Task details:
Look through the records and report how many lines include the word "this", with no other words.

Rows:
▼▼▼
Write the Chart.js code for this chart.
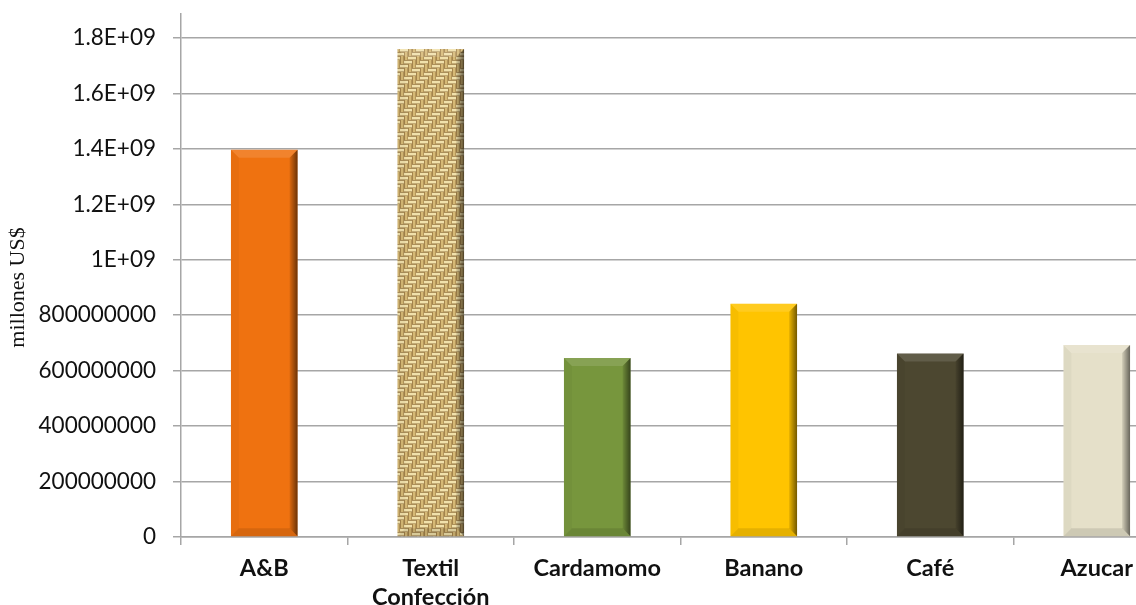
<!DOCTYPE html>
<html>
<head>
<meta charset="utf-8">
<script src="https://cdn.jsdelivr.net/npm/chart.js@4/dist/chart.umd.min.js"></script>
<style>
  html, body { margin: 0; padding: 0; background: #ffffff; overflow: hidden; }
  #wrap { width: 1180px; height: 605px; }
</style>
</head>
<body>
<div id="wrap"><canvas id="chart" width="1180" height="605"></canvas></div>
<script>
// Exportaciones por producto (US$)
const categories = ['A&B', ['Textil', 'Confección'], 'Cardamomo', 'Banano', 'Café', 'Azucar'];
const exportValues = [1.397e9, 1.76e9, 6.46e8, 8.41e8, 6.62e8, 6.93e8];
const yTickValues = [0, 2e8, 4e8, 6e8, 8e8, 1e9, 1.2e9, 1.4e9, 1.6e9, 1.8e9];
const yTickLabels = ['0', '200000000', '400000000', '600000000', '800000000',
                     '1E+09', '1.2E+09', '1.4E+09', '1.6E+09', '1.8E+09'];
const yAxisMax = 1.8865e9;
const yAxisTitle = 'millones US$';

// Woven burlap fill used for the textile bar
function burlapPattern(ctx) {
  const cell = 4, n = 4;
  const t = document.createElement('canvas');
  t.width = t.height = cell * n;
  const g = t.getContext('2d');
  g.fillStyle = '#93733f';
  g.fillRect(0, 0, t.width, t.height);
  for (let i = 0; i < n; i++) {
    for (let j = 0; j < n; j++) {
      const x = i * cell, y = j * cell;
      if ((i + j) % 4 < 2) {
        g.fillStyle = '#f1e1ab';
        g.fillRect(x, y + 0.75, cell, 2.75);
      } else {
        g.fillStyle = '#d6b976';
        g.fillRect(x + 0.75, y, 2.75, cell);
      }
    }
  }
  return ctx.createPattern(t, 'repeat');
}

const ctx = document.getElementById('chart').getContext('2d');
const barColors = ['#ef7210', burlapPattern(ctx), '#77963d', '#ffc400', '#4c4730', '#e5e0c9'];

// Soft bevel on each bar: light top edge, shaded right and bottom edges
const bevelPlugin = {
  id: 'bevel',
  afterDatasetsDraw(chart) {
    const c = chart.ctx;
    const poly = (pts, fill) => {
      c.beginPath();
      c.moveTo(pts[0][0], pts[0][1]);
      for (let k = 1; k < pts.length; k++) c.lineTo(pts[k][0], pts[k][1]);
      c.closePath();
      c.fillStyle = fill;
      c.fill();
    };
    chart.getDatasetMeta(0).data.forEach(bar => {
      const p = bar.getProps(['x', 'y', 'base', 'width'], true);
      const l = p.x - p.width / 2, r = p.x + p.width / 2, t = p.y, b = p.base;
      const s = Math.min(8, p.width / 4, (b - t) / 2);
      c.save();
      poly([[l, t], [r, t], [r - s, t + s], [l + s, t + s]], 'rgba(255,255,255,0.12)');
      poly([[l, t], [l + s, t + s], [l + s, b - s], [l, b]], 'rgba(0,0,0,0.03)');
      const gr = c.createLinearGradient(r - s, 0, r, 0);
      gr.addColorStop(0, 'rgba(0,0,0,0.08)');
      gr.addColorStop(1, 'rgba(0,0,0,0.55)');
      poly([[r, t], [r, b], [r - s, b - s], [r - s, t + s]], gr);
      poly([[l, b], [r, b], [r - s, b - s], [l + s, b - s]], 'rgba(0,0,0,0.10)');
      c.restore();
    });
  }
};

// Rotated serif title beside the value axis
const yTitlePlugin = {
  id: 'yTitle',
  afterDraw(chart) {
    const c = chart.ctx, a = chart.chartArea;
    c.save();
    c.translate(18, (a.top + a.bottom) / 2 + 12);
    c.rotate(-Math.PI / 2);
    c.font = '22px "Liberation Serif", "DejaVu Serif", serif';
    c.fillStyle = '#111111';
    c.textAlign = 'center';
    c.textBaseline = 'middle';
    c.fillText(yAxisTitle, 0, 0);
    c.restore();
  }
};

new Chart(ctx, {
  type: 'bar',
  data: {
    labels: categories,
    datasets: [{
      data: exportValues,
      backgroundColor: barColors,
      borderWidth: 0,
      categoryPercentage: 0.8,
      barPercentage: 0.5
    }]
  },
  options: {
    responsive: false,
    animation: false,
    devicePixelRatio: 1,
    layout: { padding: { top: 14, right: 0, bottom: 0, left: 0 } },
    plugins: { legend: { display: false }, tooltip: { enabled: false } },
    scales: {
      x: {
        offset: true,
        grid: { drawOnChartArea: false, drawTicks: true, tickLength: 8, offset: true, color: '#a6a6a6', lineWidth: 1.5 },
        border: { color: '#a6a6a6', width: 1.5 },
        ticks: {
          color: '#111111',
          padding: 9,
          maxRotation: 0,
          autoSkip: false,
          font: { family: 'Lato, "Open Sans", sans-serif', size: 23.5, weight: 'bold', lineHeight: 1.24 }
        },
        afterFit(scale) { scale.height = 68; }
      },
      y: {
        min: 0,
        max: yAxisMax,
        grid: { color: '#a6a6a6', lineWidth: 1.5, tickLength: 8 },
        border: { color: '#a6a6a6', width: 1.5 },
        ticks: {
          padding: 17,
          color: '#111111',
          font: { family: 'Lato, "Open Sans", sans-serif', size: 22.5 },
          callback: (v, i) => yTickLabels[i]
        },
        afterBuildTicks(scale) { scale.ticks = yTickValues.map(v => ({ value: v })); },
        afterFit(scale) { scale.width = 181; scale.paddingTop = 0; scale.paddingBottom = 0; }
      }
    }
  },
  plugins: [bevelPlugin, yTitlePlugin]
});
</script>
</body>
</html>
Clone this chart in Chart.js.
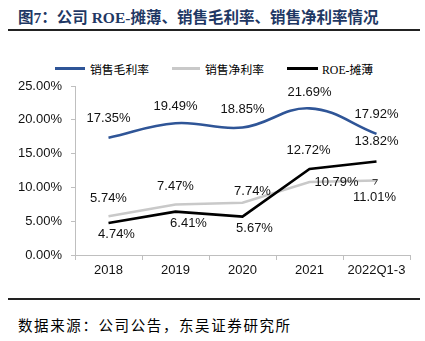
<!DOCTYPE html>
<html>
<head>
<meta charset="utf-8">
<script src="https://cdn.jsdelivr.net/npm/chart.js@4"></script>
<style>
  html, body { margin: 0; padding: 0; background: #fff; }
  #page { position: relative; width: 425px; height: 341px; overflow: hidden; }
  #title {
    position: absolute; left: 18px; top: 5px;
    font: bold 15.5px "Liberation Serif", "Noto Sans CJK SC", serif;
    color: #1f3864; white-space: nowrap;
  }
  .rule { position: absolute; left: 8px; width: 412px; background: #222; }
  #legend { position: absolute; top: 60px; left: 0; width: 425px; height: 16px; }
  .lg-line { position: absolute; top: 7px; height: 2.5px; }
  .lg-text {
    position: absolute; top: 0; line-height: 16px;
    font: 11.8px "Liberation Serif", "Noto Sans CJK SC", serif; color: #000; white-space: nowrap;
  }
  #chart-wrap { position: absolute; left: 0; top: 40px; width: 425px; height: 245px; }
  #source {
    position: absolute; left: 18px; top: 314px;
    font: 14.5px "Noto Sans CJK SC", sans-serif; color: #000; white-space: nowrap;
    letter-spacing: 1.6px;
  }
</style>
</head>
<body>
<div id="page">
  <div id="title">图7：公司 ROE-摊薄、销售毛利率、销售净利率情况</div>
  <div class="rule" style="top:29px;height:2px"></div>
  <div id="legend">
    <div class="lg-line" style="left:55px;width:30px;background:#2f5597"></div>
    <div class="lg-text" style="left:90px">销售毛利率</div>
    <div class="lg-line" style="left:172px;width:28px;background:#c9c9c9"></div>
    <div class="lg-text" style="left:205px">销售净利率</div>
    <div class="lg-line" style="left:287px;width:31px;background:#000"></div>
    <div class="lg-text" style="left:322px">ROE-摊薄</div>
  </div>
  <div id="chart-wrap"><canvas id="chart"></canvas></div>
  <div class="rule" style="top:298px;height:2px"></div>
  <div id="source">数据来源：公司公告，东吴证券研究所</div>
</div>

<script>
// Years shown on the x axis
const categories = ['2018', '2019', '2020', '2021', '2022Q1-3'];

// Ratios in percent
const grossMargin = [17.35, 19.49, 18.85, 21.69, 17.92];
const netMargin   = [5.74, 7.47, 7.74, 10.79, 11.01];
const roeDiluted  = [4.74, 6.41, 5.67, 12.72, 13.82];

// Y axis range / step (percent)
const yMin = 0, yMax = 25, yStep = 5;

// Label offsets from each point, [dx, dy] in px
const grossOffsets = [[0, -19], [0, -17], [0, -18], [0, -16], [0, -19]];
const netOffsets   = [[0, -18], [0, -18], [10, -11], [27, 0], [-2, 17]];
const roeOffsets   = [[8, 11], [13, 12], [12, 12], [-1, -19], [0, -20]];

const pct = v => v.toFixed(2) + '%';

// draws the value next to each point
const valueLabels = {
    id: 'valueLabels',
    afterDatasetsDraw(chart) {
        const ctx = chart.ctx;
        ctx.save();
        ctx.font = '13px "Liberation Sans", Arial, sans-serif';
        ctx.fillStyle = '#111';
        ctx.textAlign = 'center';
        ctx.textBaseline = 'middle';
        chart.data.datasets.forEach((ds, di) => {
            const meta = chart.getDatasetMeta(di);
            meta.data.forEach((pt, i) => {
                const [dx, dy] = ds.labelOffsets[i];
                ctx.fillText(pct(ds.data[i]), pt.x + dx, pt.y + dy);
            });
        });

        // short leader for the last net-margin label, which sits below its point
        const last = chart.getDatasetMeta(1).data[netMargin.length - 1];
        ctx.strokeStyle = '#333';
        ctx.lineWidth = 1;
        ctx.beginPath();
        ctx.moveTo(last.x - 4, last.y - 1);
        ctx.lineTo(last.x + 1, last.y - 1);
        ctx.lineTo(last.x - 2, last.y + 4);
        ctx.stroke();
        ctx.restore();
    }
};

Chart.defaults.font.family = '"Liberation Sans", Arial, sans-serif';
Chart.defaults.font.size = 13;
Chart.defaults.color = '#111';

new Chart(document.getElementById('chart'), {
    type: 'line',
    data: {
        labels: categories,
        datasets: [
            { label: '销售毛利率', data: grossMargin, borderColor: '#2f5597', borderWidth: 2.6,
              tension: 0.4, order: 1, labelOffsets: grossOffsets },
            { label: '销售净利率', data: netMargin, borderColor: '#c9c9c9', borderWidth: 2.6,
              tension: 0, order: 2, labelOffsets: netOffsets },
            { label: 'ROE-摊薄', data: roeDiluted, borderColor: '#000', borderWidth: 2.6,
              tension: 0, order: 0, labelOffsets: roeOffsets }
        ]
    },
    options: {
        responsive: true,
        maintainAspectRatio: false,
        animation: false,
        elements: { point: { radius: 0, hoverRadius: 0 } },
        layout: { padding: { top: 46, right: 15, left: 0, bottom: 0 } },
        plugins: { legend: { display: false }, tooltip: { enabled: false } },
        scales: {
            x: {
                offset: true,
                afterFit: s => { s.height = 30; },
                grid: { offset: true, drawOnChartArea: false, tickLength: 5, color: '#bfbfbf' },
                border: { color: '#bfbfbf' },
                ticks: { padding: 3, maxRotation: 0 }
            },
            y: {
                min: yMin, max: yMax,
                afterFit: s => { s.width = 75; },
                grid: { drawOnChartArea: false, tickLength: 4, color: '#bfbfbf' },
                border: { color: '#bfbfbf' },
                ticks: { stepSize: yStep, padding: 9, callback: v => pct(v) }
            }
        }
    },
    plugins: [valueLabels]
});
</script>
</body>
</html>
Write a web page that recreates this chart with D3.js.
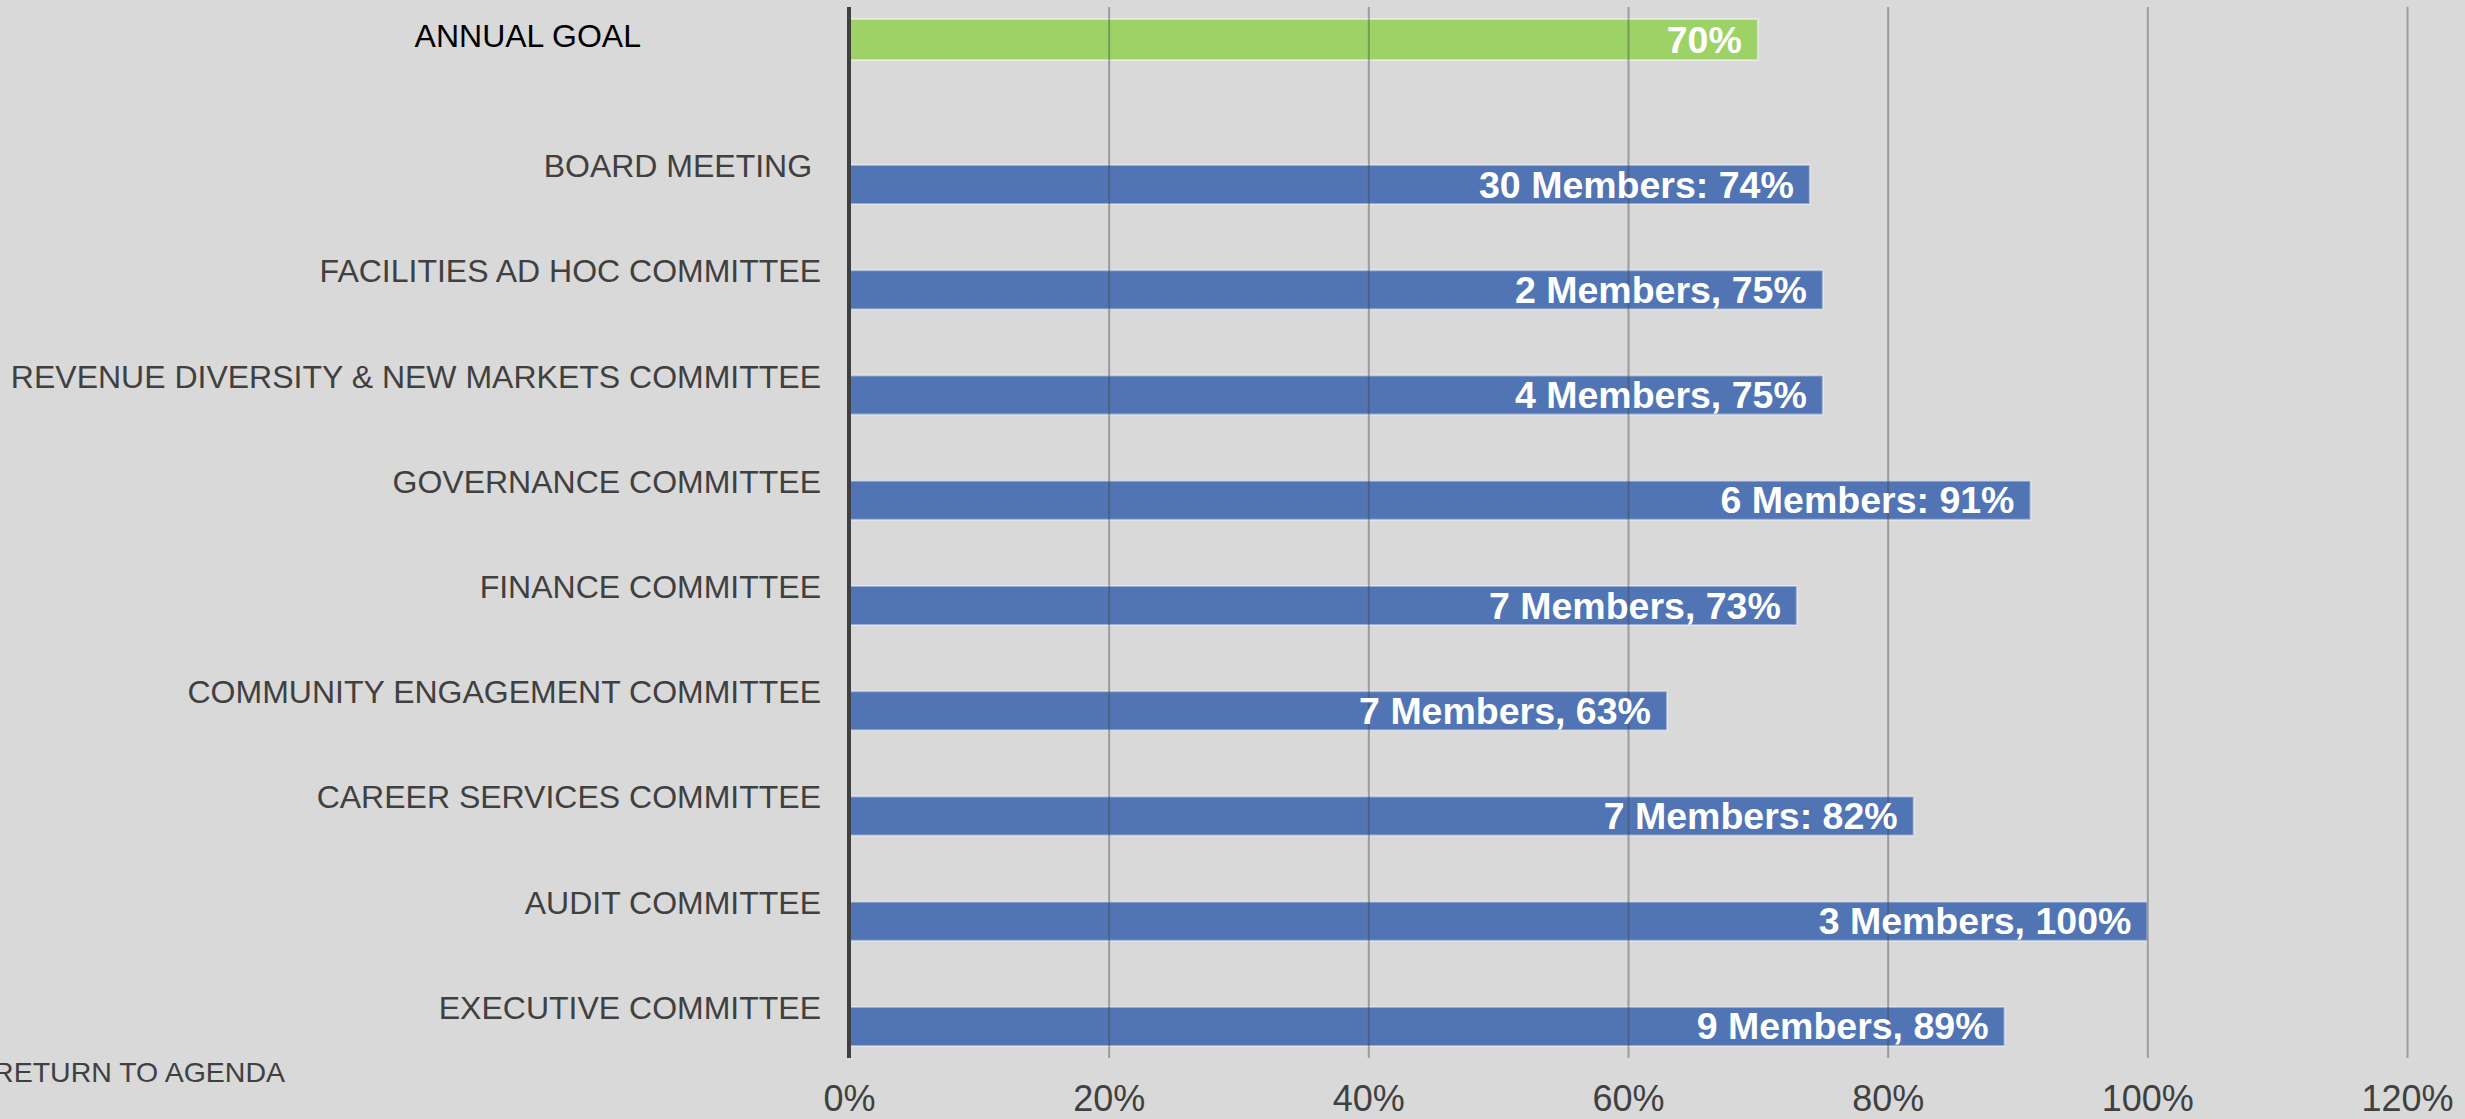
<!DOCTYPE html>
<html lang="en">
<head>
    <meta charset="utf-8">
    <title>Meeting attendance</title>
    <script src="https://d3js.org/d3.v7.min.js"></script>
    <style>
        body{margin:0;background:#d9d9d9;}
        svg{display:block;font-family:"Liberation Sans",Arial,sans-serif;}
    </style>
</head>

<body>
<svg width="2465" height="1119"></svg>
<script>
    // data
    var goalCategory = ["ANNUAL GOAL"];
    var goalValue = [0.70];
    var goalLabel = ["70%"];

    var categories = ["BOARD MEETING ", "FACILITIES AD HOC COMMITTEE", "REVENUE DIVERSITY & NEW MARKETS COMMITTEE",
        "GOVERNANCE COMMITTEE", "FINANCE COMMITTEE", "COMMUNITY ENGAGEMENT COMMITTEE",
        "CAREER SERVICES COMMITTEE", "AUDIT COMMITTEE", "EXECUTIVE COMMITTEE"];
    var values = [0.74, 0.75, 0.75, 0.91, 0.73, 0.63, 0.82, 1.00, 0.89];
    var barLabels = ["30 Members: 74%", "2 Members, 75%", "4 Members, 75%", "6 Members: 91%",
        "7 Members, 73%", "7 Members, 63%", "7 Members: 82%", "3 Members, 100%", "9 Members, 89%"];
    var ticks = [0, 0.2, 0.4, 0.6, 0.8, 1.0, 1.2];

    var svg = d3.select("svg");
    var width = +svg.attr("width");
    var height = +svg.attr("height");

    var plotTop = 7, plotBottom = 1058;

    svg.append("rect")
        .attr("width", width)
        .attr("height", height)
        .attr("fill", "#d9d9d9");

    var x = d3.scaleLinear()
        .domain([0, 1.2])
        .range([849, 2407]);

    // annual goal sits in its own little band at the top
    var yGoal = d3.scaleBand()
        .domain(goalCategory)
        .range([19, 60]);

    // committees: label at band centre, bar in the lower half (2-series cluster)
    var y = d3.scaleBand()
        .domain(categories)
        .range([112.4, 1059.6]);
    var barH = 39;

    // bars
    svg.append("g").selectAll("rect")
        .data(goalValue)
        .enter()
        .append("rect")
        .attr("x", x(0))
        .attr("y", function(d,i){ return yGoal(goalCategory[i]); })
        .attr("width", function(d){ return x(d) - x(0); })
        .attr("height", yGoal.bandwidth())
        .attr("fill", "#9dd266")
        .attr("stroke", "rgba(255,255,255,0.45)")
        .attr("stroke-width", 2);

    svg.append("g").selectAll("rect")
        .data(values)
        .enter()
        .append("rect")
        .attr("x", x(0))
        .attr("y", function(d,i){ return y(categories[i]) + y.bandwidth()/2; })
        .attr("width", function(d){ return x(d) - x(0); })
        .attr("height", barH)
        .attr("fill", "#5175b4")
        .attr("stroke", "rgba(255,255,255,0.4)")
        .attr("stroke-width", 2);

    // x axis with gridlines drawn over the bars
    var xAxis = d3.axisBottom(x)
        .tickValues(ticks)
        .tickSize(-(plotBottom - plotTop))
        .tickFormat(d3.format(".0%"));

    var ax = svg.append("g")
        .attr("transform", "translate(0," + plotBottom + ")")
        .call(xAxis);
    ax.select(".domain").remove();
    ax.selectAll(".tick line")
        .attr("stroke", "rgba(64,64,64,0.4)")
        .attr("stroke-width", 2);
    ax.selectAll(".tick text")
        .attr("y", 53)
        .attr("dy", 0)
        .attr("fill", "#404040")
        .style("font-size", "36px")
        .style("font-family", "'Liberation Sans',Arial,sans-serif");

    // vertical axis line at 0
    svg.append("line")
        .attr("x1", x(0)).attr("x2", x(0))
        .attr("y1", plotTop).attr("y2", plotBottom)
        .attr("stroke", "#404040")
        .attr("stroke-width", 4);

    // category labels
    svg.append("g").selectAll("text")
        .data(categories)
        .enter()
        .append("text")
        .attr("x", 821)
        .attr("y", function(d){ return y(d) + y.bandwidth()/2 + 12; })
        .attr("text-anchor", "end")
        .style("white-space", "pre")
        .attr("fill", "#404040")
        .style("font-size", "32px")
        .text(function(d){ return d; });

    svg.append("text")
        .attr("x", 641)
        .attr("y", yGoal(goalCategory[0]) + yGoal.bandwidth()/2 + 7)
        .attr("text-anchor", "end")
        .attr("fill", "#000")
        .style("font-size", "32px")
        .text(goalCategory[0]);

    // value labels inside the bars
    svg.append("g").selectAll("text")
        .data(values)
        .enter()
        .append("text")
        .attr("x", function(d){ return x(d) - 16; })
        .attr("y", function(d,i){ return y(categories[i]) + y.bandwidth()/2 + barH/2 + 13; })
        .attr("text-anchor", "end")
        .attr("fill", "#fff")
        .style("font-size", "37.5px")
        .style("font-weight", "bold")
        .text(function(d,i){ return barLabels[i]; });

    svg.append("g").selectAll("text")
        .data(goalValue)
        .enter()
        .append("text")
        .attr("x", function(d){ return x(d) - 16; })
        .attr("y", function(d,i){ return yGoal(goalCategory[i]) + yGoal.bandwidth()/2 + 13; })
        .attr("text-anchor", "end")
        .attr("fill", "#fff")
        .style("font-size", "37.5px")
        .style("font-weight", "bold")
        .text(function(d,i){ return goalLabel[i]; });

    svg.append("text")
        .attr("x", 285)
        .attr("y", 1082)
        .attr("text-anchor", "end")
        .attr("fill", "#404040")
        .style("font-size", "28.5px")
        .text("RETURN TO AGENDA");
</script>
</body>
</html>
▲▲▲
Output below:
3